While the novel does not support Jeremy’s idea that he and Wren are somehow metaphysically linked, it does often compare their mental states in ways that highlight similarities, possibly playing into the harmful true crime trope of victims being “fated.” Like Wren, Jeremy experiences The Psychological Effects of Trauma—in his case, from his mother’s abuse, a detail that critics argue promotes a sexist and oversimplified narrative trope. Moreover, as Jeremy’s emotional volatility escalates, his state of overwhelm mirrors that of Wren. Jeremy has planned an intricate chain of events to lure Wren close to him for his depraved cat-and-mouse chase, and the intensity of his focus leads to cognitive overload that reminds readers of Wren’s response to her episodes of panic: “His nerves have felt disruptive lately. […]  [I]t’s a feeling of being overwhelmed. He has too many plates spinning and it’d be too easy for one of them to shatter. […] He can’t let even one slip” (269). Jeremy’s resulting tunnel vision becomes a plot point: His emotions and attention are so scattered that he overestimates the risk of being apprehended by the police and overlooks Philip’s motives, leading to his eventual capture.

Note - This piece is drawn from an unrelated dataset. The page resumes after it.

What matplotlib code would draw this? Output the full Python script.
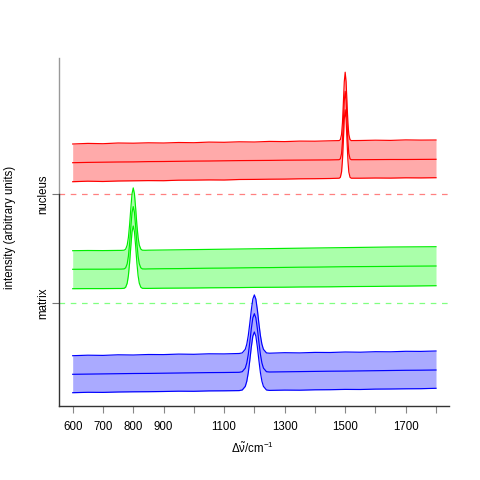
import matplotlib
matplotlib.use('Agg')
import matplotlib.pyplot as plt

plt.rcParams['font.family'] = ['Liberation Sans', 'DejaVu Sans']
plt.rcParams['mathtext.fontset'] = 'custom'
plt.rcParams['mathtext.rm'] = 'Liberation Sans'
plt.rcParams['mathtext.it'] = 'Liberation Sans'
plt.rcParams['mathtext.bf'] = 'Liberation Sans:bold'

# ---------------- data ----------------
group_names = ['matrix', 'nucleus']
group_offsets = [0, 103, 212]          # blue, green (matrix), red (nucleus)
tick_values = [600, 700, 800, 900, 1000, 1100, 1200, 1300, 1400, 1500, 1600, 1700, 1800]
tick_labels = ['600', '700', '800', '900', '', '1100', '', '1300', '', '1500', '', '1700', '']

# blue group (peak at 1200)
wn_blue = [600, 650, 700, 750, 800, 850, 900, 950, 1000, 1050, 1100, 1150,
           1160, 1170, 1175, 1180, 1185, 1190, 1195, 1200, 1205, 1210, 1215, 1220, 1225, 1230, 1240,
           1250, 1300, 1350, 1400, 1450, 1500, 1550, 1600, 1650, 1700, 1750, 1800]
up_blue = [50.3, 50.8, 50.6, 51.2, 51.0, 51.5, 51.4, 51.9, 51.7, 52.2, 52.1, 52.5,
           53.1, 56.7, 61.8, 70.5, 82.7, 96.1, 106.9, 111.1, 106.9, 96.1, 82.7, 70.5, 61.8, 56.7, 53.1,
           52.8, 53.3, 53.1, 53.6, 53.5, 54.0, 53.8, 54.3, 54.2, 54.7, 54.6, 55.0]
med_blue = [31.7, 31.9, 32.1, 32.3, 32.5, 32.6, 32.8, 33.0, 33.2, 33.4, 33.5, 33.7,
            34.3, 37.9, 43.0, 51.7, 63.9, 77.3, 88.1, 92.3, 88.1, 77.3, 63.9, 51.7, 43.0, 37.9, 34.3,
            34.0, 34.2, 34.4, 34.6, 34.8, 34.9, 35.1, 35.3, 35.5, 35.7, 35.8, 36.0]
lo_blue = [13.3, 13.7, 13.6, 14.0, 14.2, 14.3, 14.5, 14.8, 14.7, 15.1, 15.2, 15.4,
           16.0, 19.6, 24.7, 33.4, 45.6, 59.0, 69.8, 74.0, 69.8, 59.0, 45.6, 33.4, 24.7, 19.6, 16.0,
           15.6, 15.9, 15.8, 16.2, 16.3, 16.6, 16.5, 16.9, 17.0, 17.2, 17.3, 17.7]

# green group (matrix, peak at 800)
wn_green = [600, 650, 700, 750,
            760, 770, 775, 780, 784, 788, 792, 796, 800, 804, 808, 812, 816, 820, 825, 830, 840,
            850, 900, 950, 1000, 1050, 1100, 1150, 1200, 1250, 1300, 1350, 1400, 1450, 1500,
            1550, 1600, 1650, 1700, 1750, 1800]
up_green = [52.3, 52.5, 52.4, 52.6,
            52.6, 52.8, 53.9, 57.9, 65.5, 78.3, 94.7, 109.2, 115.1, 109.2, 94.7, 78.3, 65.5, 57.9, 53.9, 52.8, 52.7,
            52.8, 53.0, 53.2, 53.4, 53.6, 53.8, 54.0, 54.2, 54.4, 54.6, 54.8, 55.0, 55.2, 55.4,
            55.6, 55.8, 56.0, 56.1, 56.2, 56.3]
med_green = [33.7, 33.8, 33.8, 33.9,
             33.9, 34.1, 35.2, 39.2, 46.8, 59.6, 76.0, 90.5, 96.4, 90.5, 76.0, 59.6, 46.8, 39.2, 35.2, 34.1, 34.0,
             34.1, 34.3, 34.4, 34.6, 34.8, 34.9, 35.1, 35.3, 35.4, 35.6, 35.8, 35.9, 36.1, 36.3,
             36.4, 36.5, 36.6, 36.8, 36.9, 37.0]
lo_green = [14.3, 14.4, 14.4, 14.5,
            14.5, 14.7, 15.8, 19.8, 27.4, 40.2, 56.6, 71.1, 77.0, 71.1, 56.6, 40.2, 27.4, 19.8, 15.8, 14.7, 14.6,
            14.6, 14.8, 14.9, 15.0, 15.2, 15.3, 15.4, 15.6, 15.7, 15.8, 16.0, 16.1, 16.2, 16.4,
            16.5, 16.6, 16.8, 16.9, 17.1, 17.3]

# red group (nucleus, peak at 1500)
wn_red = [600, 650, 700, 750, 800, 850, 900, 950, 1000, 1050, 1100, 1150, 1200, 1250, 1300, 1350, 1400, 1450,
          1480, 1484, 1488, 1491, 1494, 1497, 1500, 1503, 1506, 1509, 1512, 1516, 1520,
          1550, 1600, 1650, 1700, 1750, 1800]
up_red = [50.0, 50.6, 50.3, 51.0, 50.8, 51.2, 51.0, 51.5, 51.3, 51.9, 51.7, 52.2, 52.0, 52.6, 52.4, 52.9, 52.8, 53.2,
          53.4, 54.3, 59.6, 71.3, 91.1, 112.3, 121.8, 112.3, 91.1, 71.3, 59.6, 54.3, 53.4,
          53.5, 53.8, 53.6, 54.1, 53.9, 54.0]
med_red = [31.3, 31.6, 31.8, 32.0, 32.1, 32.4, 32.5, 32.7, 32.9, 33.0, 33.2, 33.4, 33.5, 33.6, 33.8, 33.9, 34.0, 34.1,
           34.3, 35.2, 40.5, 52.2, 72.0, 93.2, 102.7, 93.2, 72.0, 52.2, 40.5, 35.2, 34.3,
           34.3, 34.4, 34.5, 34.5, 34.6, 34.7]
lo_red = [12.3, 12.8, 12.5, 13.0, 13.2, 13.4, 13.3, 13.8, 13.9, 14.1, 14.0, 14.5, 14.6, 14.8, 14.9, 15.2, 15.3, 15.5,
          15.8, 16.7, 22.0, 33.7, 53.5, 74.7, 84.2, 74.7, 53.5, 33.7, 22.0, 16.7, 15.8,
          15.8, 16.0, 15.9, 16.2, 16.1, 16.3]

groups = [
    (wn_blue, up_blue, med_blue, lo_blue, '#0000FF', '#AAAAFF'),
    (wn_green, up_green, med_green, lo_green, '#00EE00', '#AAFFAA'),
    (wn_red, up_red, med_red, lo_red, '#FF0000', '#FFAAAA'),
]
dash_colors = ['#80FF80', '#FF8080']

# ---------------- plot ----------------
fig = plt.figure(figsize=(4.8, 4.8), dpi=100)
ax = fig.add_axes([59 / 480, 74 / 480, 390 / 480, 348 / 480])
ax.set_xlim(554.8, 1842.9)
ax.set_ylim(0, 348)

for off, col in zip(group_offsets[1:], dash_colors):
    ax.axhline(off, color=col, lw=0.9, ls=(0, (4.5, 4.5)), zorder=1)

for (wn, up, med, lo, lc, fc), off in zip(groups, group_offsets):
    upo = [v + off for v in up]
    medo = [v + off for v in med]
    loo = [v + off for v in lo]
    ax.fill_between(wn, loo, upo, color=fc, lw=0, zorder=2)
    for y in (upo, medo, loo):
        ax.plot(wn, y, color=lc, lw=0.85, zorder=3)

for s in ('top', 'right'):
    ax.spines[s].set_visible(False)
ax.spines['bottom'].set_color('#333333')
ax.spines['bottom'].set_linewidth(1.0)
ax.spines['left'].set_color('#333333')
ax.spines['left'].set_linewidth(1.0)
ax.spines['left'].set_bounds(0, group_offsets[2])
ax.axvline(554.8, ymin=group_offsets[2] / 348, ymax=1, color='#999999', lw=1.0, clip_on=False)

ax.set_xticks(tick_values)
ax.set_xticklabels(tick_labels)
ax.tick_params(axis='x', length=5, width=0.8, color='#888888', labelsize=8.3, pad=6)
ax.set_yticks(group_offsets[1:])
ax.set_yticklabels(group_names, rotation=90, va='center')
ax.tick_params(axis='y', length=5, width=0.8, color='#777777', labelsize=8.3, pad=2)

fig.text(10 / 480, 1 - 227 / 480, 'intensity (arbitrary units)', rotation=90,
         ha='center', va='center', fontsize=8.3)
fig.text(252 / 480, 1 - 448 / 480, r'$\Delta\tilde{\nu}/\mathrm{cm}^{-1}$',
         ha='center', va='center', fontsize=8.3)

fig.savefig('out.png', dpi=100)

Philips’s increasingly important role in the novel offers a different perspective on Power and Obsession, one involving the social hierarchies of small towns. When Philip was a teenage delinquent, his actions were above sanction because his father was the town’s judge; as a member of a prominent family, Philip evaded consequences. Now, his standing is even higher, as he is backed by the authority of the Church in his role as pastor. Wren’s investigation makes her question Philip’s portrayal of himself as an upstanding man, given his infidelity to his ex-wife, Kathryn, and the way the women in his Bible study class are clearly sexually interested in him. Wren detects sexism and religious power at work: “Wren wonders if Kathryn’s side of the story is getting erased, hidden behind a man whose congregation will always find credence in his word above all. One day she’s the beloved pastor’s wife, the next she’s silenced into posting thinly veiled adultery allegations on social media” (242). Philip has power over his community as a representative of Christianity and over his wife because of the town’s casual misogyny (also reflected in the way the local police treat Wren). Women congregants hang on Philip’s every word, and men look to him as a pillar of moral society. While Jeremy believes that Great Barrington belongs to him and is his to corrupt, Wren astutely observes that it belongs to Philip. Given the eventual revelation of Philip’s capacity for violence and depravity, he is the apex predator. Wren’s realization hints at the future of the series when Wren must begin her pursuit of Philip.